= WRITTEN EXERCISE =
Give an exact copy of every line, leaving images out.

────────────────────────────────────────

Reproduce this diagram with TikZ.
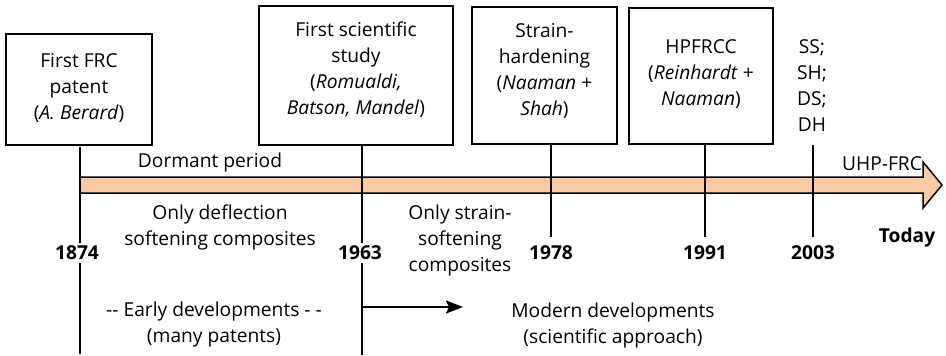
\documentclass[tikz,border=0pt]{standalone}
\usepackage{fontspec}
\setmainfont{Open Sans}
\usetikzlibrary{arrows.meta}
\definecolor{peach}{HTML}{FACBA3}
\tikzset{
  box/.style={draw=black, line width=1.2pt, fill=white, inner sep=0pt},
  txt/.style={align=center, inner sep=0pt, font=\fontsize{19.2}{26}\selectfont},
  yr/.style={inner sep=3pt, fill=white, font=\fontsize{19.2}{22}\selectfont\bfseries},
  tick/.style={line width=2.6pt},
  bar/.style={draw=black, line width=1.5pt, fill=peach, line join=miter},
}
\begin{document}
\begin{tikzpicture}[x=1pt,y=-1pt]
\useasboundingbox (0,0) rectangle (946,356);
% boxes
\node[box, minimum width=146pt, minimum height=111pt] (b1) at (79,89.5) {};
\node[box, minimum width=194pt, minimum height=139pt] (b2) at (356,75.5) {};
\node[box, minimum width=145pt, minimum height=137pt] (b3) at (544.5,75.5) {};
\node[box, minimum width=144pt, minimum height=136pt] (b4) at (701,76) {};
\node[txt] (t1) at (79,88) {First FRC\\patent\\(\textit{A. Berard})};
\node[txt] (t2) at (356,70) {First scientific\\study\\(\textit{Romualdi,}\\\textit{Batson, Mandel})};
\node[txt] (t3) at (544.5,71) {Strain-\\hardening\\(\textit{Naaman} +\\\textit{Shah})};
\node[txt] (t4) at (701,74) {HPFRCC\\(\textit{Reinhardt} +\\\textit{Naaman})};
\node[txt] (t5) at (812,86) {SS;\\SH;\\DS;\\DH};
% tick endpoints
\coordinate (top1874) at (80,147);
\coordinate (bot1874) at (80,354);
\coordinate (bot1963) at (362,355);
\coordinate (bot1978) at (551,237);
\coordinate (bot1991) at (705,237);
\coordinate (top2003) at (813,145);
\coordinate (bot2003) at (813,237);
% bar arrow
\draw[bar] (80,177) -- (923,177) -- (923,162) -- (942,185) -- (923,208) -- (923,193) -- (80,193) -- cycle;
% ticks
\draw[tick] (top1874) -- (bot1874);
\draw[tick] (b2.south -| bot1963) -- (bot1963);
\draw[tick] (b3.south -| bot1978) -- (bot1978);
\draw[tick] (b4.south -| bot1991) -- (bot1991);
\draw[tick] (top2003) -- (bot2003);
% year labels
\node[yr] (y1874) at (77,253) {1874};
\node[yr] (y1963) at (360,253) {1963};
\node[yr, fill=none] (y1978) at (551,253) {1978};
\node[yr, fill=none] (y1991) at (705,253) {1991};
\node[yr, fill=none] (y2003) at (813,253) {2003};
\node[yr, fill=none] (ytoday) at (907,238) {Today};
% texts
\node[txt] (dormant) at (210,163) {Dormant period};
\node[txt] (uhp) at (882,164) {UHP-FRC};
\node[txt] (defl) at (220,227) {Only deflection\\softening composites};
\node[txt] (strain) at (460,241) {Only strain-\\softening\\composites};
\node[txt] (early) at (214,325) {{-}{-} Early developments - -\\(many patents)};
\node[txt] (modern) at (613,326) {Modern developments\\(scientific approach)};
% arrow
\coordinate (arrstart) at (362,307);
\coordinate (arrend) at (463,307);
\draw[line width=2pt, -{Stealth[length=17pt,width=13pt,inset=3pt]}] (arrstart) -- (arrend);
\end{tikzpicture}
\end{document}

────────────────────────────────────────

= REPLY TO THE EXERCISE =
Reproduce this diagram with TikZ.
\documentclass[tikz,border=0pt]{standalone}
\usepackage{fontspec}
\setmainfont{Open Sans}
\usetikzlibrary{arrows.meta}
\definecolor{peach}{HTML}{FACBA3}
\tikzset{
  box/.style={draw=black, line width=1.2pt, fill=white, inner sep=0pt},
  txt/.style={align=center, inner sep=0pt, font=\fontsize{19.2}{26}\selectfont},
  yr/.style={inner sep=3pt, fill=white, font=\fontsize{19.2}{22}\selectfont\bfseries},
  tick/.style={line width=2.6pt},
  bar/.style={draw=black, line width=1.5pt, fill=peach, line join=miter},
}
\begin{document}
\begin{tikzpicture}[x=1pt,y=-1pt]
\useasboundingbox (0,0) rectangle (946,356);
% boxes
\node[box, minimum width=146pt, minimum height=111pt] (b1) at (79,89.5) {};
\node[box, minimum width=194pt, minimum height=139pt] (b2) at (356,75.5) {};
\node[box, minimum width=145pt, minimum height=137pt] (b3) at (544.5,75.5) {};
\node[box, minimum width=144pt, minimum height=136pt] (b4) at (701,76) {};
\node[txt] (t1) at (79,88) {First FRC\\patent\\(\textit{A. Berard})};
\node[txt] (t2) at (356,70) {First scientific\\study\\(\textit{Romualdi,}\\\textit{Batson, Mandel})};
\node[txt] (t3) at (544.5,71) {Strain-\\hardening\\(\textit{Naaman} +\\\textit{Shah})};
\node[txt] (t4) at (701,74) {HPFRCC\\(\textit{Reinhardt} +\\\textit{Naaman})};
\node[txt] (t5) at (812,86) {SS;\\SH;\\DS;\\DH};
% tick endpoints
\coordinate (top1874) at (80,147);
\coordinate (bot1874) at (80,354);
\coordinate (bot1963) at (362,355);
\coordinate (bot1978) at (551,237);
\coordinate (bot1991) at (705,237);
\coordinate (top2003) at (813,145);
\coordinate (bot2003) at (813,237);
% bar arrow
\draw[bar] (80,177) -- (923,177) -- (923,162) -- (942,185) -- (923,208) -- (923,193) -- (80,193) -- cycle;
% ticks
\draw[tick] (top1874) -- (bot1874);
\draw[tick] (b2.south -| bot1963) -- (bot1963);
\draw[tick] (b3.south -| bot1978) -- (bot1978);
\draw[tick] (b4.south -| bot1991) -- (bot1991);
\draw[tick] (top2003) -- (bot2003);
% year labels
\node[yr] (y1874) at (77,253) {1874};
\node[yr] (y1963) at (360,253) {1963};
\node[yr, fill=none] (y1978) at (551,253) {1978};
\node[yr, fill=none] (y1991) at (705,253) {1991};
\node[yr, fill=none] (y2003) at (813,253) {2003};
\node[yr, fill=none] (ytoday) at (907,238) {Today};
% texts
\node[txt] (dormant) at (210,163) {Dormant period};
\node[txt] (uhp) at (882,164) {UHP-FRC};
\node[txt] (defl) at (220,227) {Only deflection\\softening composites};
\node[txt] (strain) at (460,241) {Only strain-\\softening\\composites};
\node[txt] (early) at (214,325) {{-}{-} Early developments - -\\(many patents)};
\node[txt] (modern) at (613,326) {Modern developments\\(scientific approach)};
% arrow
\coordinate (arrstart) at (362,307);
\coordinate (arrend) at (463,307);
\draw[line width=2pt, -{Stealth[length=17pt,width=13pt,inset=3pt]}] (arrstart) -- (arrend);
\end{tikzpicture}
\end{document}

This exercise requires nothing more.